Stagflation Shifts the Phillips Curve

A shift in the Phillips curve to the right-from PC1 to PC2-shows the effect of stagflation, which happens when both inflation and unemployment increase in the economy.
Any factor that shifts the aggregate demand curve results in movement along the short-run Phillips curve. An increase in aggregate demand results in an increase in economic output and a corresponding decrease in unemployment. Graphically the aggregate demand curve shifts to the right, and price levels rise. This is depicted as a movement up and to the left along on the short-run Phillips curve because the increase in price levels corresponds with a rise in inflation, and the increase in output decreases unemployment. Conversely, a decrease in aggregate demand results in decreased economic output and a corresponding increase in unemployment. Graphically the aggregate demand curve shifts to the left, and price levels fall. This is depicted as a movement down and to the right along the short-run Phillips curve because the decrease in price levels corresponds with a decrease in inflation, and the decrease in output corresponds to an increase in unemployment.

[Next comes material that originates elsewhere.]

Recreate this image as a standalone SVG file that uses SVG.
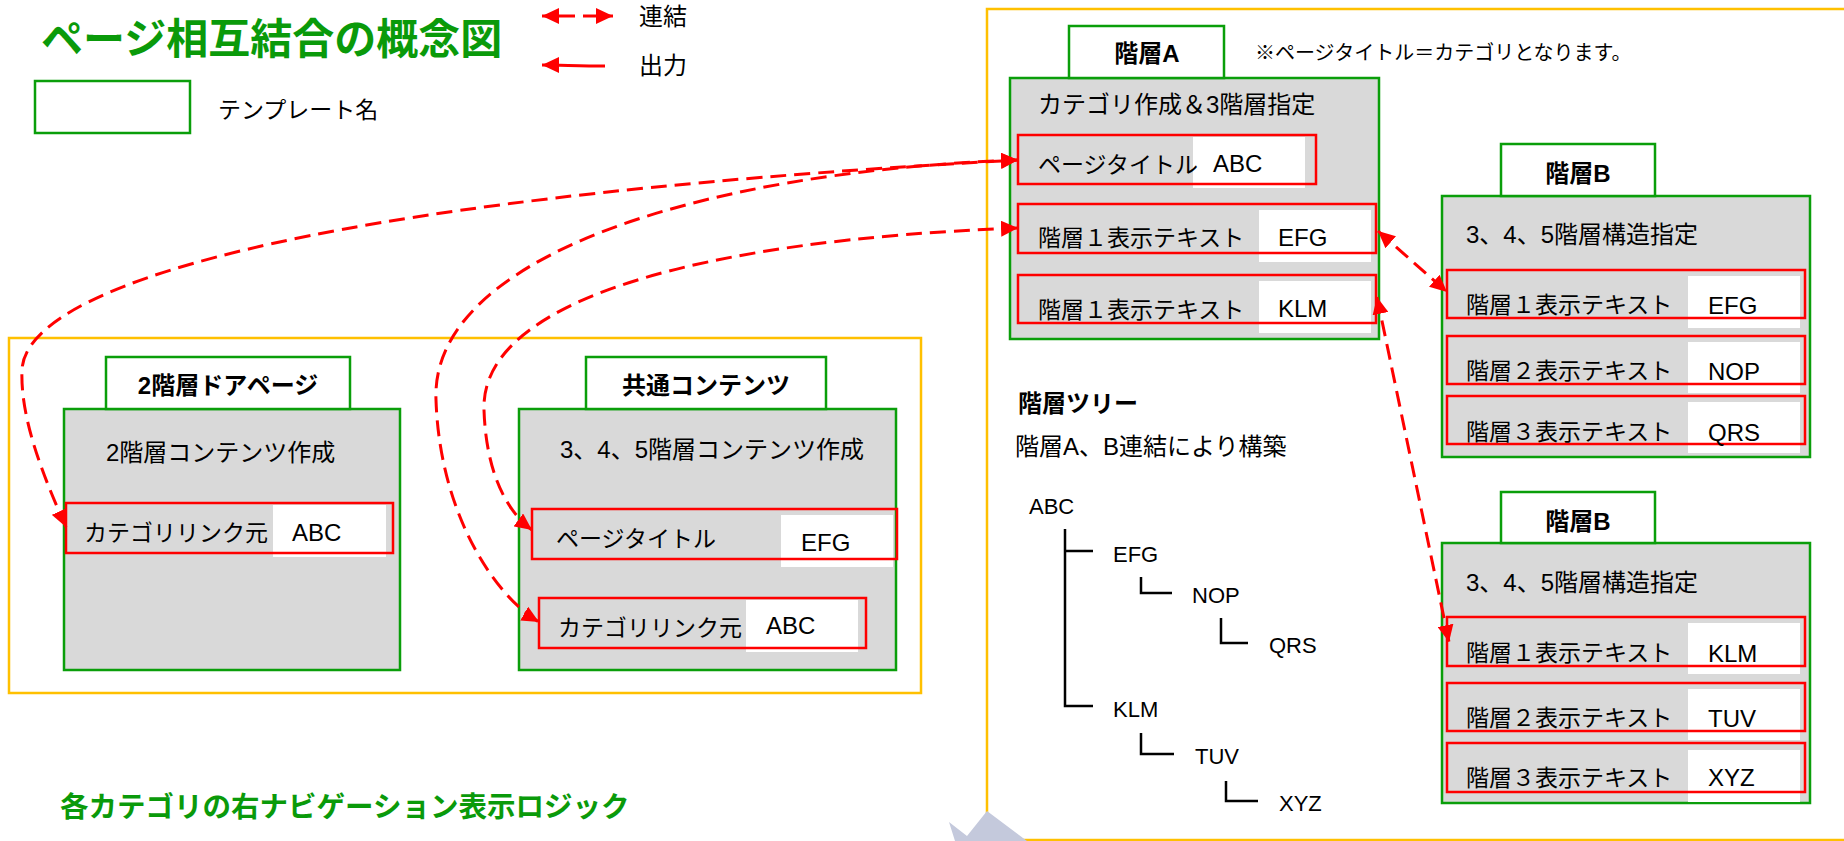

The long-run Phillips curve corresponds to the natural rate of unemployment—the rate of unemployment when the economy is at capacity or its potential level of output. In the long run, changes in inflation don't affect output or unemployment. Policy changes such as changes in minimum wage laws, collective bargaining laws, unemployment insurance and job training programs will cause shifts in the long-run Phillips curve. Things that affect the natural rate or potential output will shift the long-run Phillips curve. Examples include changes in the labor force, changes in the labor market, and government policies that affect the labor market.